*Task description:* Set the lines down again exactly, first line through the line that contains "XAxis, YAxis, CartesianGrid", with no pictures.

*Information shown:*
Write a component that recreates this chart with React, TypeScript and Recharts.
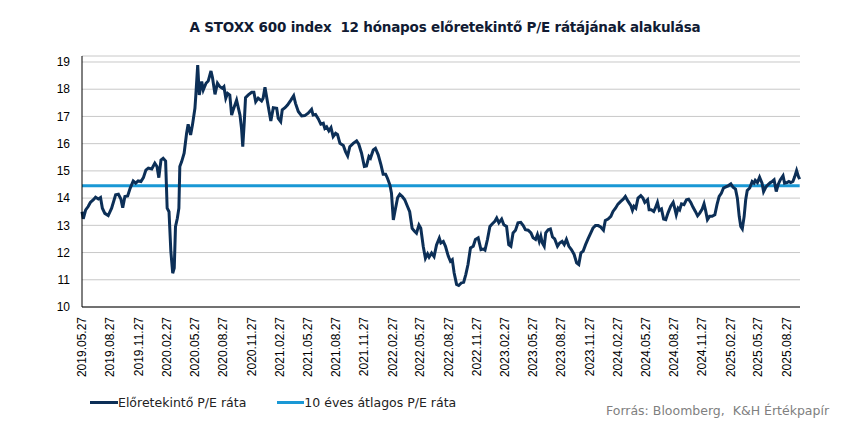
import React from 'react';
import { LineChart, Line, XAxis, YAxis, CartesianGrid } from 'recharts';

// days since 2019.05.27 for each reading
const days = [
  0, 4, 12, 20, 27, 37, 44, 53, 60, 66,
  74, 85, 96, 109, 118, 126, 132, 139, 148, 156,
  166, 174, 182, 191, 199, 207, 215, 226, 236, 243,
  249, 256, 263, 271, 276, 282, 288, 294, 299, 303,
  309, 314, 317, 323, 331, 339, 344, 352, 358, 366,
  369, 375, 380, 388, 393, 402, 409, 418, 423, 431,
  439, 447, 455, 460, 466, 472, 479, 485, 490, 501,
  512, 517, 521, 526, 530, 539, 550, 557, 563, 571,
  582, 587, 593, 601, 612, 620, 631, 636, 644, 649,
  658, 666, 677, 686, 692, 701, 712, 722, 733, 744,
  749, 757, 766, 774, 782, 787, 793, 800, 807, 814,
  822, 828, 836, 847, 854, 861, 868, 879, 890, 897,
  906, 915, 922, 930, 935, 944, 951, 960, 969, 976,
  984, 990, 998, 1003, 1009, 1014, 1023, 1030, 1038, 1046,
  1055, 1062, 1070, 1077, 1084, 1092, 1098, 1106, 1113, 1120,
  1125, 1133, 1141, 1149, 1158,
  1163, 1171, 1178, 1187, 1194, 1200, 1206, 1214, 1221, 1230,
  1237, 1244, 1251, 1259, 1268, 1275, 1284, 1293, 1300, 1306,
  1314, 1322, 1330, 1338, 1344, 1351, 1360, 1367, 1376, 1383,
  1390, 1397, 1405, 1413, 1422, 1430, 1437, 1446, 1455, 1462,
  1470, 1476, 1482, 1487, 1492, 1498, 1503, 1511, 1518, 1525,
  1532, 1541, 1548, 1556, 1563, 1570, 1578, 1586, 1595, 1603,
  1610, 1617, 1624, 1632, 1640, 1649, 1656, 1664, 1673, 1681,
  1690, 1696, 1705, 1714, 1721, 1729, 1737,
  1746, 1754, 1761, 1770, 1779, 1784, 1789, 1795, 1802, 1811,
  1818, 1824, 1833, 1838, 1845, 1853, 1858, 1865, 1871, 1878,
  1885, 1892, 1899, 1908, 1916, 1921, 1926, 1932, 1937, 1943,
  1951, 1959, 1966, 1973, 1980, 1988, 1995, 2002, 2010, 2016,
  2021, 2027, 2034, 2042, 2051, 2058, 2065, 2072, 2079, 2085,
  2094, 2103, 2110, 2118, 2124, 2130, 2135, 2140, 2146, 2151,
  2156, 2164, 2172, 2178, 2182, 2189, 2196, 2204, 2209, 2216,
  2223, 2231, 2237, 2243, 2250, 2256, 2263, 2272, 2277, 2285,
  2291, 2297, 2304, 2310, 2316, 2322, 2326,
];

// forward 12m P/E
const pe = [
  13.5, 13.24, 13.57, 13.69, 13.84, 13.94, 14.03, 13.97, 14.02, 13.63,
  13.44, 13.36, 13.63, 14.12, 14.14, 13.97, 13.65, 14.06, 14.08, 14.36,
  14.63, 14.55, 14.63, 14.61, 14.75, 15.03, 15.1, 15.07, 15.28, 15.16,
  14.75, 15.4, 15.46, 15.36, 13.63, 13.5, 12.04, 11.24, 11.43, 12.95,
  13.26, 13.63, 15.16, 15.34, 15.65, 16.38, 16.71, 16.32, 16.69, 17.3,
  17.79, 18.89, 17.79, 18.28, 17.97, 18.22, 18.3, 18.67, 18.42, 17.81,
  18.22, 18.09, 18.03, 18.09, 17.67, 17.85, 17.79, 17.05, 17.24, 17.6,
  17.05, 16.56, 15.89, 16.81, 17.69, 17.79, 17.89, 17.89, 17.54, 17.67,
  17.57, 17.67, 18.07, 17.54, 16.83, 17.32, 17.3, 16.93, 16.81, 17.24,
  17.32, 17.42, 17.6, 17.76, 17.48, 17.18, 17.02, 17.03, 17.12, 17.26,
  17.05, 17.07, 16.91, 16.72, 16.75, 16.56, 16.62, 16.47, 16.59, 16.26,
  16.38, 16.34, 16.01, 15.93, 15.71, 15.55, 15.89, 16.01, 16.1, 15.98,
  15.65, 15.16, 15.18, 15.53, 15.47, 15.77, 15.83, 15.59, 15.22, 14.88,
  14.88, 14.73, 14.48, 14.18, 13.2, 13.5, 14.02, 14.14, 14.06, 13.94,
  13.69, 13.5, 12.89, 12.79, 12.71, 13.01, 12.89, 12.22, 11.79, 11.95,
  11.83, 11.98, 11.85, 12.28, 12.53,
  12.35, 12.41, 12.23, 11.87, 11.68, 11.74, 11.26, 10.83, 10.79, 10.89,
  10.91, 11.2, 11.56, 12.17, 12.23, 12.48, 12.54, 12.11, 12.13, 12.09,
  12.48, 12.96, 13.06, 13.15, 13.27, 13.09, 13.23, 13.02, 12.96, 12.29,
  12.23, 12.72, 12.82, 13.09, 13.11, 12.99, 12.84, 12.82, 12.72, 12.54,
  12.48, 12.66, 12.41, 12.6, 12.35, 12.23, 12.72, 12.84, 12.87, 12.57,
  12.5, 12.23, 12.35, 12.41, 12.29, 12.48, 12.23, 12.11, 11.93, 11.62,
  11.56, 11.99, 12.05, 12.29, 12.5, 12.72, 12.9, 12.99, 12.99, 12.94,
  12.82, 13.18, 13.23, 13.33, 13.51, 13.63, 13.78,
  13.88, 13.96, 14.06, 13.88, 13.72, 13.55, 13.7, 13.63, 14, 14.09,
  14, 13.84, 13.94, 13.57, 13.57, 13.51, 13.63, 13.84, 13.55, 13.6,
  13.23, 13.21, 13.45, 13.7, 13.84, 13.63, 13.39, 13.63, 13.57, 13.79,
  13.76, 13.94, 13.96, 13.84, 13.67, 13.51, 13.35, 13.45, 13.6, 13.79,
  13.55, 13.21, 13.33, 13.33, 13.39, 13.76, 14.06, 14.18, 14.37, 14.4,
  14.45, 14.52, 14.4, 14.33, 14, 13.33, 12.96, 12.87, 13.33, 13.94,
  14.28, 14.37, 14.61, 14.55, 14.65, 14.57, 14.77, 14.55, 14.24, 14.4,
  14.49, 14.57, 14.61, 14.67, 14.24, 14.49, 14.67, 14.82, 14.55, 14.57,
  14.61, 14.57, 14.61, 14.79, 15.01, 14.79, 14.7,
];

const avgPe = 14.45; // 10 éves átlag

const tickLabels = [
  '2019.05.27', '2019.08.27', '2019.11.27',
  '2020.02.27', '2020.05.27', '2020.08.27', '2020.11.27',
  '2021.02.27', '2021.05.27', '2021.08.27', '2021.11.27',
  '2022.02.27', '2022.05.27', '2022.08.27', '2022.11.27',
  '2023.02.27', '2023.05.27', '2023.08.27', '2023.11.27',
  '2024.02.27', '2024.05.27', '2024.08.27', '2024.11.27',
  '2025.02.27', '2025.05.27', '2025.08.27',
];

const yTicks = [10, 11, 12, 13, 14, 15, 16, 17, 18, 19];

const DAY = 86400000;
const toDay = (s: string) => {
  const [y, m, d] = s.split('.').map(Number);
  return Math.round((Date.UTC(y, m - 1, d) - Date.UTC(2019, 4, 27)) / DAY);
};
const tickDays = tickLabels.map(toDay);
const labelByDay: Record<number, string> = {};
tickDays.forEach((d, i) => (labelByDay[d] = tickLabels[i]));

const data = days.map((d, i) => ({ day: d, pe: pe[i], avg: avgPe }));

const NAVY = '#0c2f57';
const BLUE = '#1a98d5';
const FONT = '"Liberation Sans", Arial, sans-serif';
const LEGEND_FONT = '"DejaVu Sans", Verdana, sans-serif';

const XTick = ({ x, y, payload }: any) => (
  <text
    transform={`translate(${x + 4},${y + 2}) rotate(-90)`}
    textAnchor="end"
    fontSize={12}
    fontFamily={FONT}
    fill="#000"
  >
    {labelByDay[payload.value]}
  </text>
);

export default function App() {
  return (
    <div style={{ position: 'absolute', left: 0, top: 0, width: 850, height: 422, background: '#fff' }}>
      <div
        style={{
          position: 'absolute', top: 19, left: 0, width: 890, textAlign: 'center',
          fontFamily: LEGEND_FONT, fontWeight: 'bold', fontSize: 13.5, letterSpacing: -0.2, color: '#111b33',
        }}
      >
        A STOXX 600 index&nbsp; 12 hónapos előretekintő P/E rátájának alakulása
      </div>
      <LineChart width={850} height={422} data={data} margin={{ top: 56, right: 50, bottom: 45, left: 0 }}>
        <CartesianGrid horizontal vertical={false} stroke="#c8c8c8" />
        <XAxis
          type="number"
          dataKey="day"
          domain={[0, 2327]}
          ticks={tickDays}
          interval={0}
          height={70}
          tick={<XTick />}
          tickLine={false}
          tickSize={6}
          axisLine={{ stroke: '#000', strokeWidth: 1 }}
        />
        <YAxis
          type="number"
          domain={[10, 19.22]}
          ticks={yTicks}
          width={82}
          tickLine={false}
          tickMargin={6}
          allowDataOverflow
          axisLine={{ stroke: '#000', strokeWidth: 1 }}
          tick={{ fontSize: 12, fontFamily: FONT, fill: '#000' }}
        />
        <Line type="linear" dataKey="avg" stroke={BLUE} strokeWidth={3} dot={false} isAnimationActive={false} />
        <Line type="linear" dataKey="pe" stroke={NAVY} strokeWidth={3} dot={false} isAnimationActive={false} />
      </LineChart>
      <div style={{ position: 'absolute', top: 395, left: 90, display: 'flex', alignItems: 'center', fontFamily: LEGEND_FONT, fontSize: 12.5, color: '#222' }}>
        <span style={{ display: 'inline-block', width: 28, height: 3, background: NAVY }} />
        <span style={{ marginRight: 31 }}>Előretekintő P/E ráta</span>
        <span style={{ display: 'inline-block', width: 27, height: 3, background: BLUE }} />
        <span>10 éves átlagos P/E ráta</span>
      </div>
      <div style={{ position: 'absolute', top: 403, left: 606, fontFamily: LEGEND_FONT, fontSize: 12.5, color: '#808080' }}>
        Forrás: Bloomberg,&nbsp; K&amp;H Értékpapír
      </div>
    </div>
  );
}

*Right answer:*
Write a component that recreates this chart with React, TypeScript and Recharts.
import React from 'react';
import { LineChart, Line, XAxis, YAxis, CartesianGrid } from 'recharts';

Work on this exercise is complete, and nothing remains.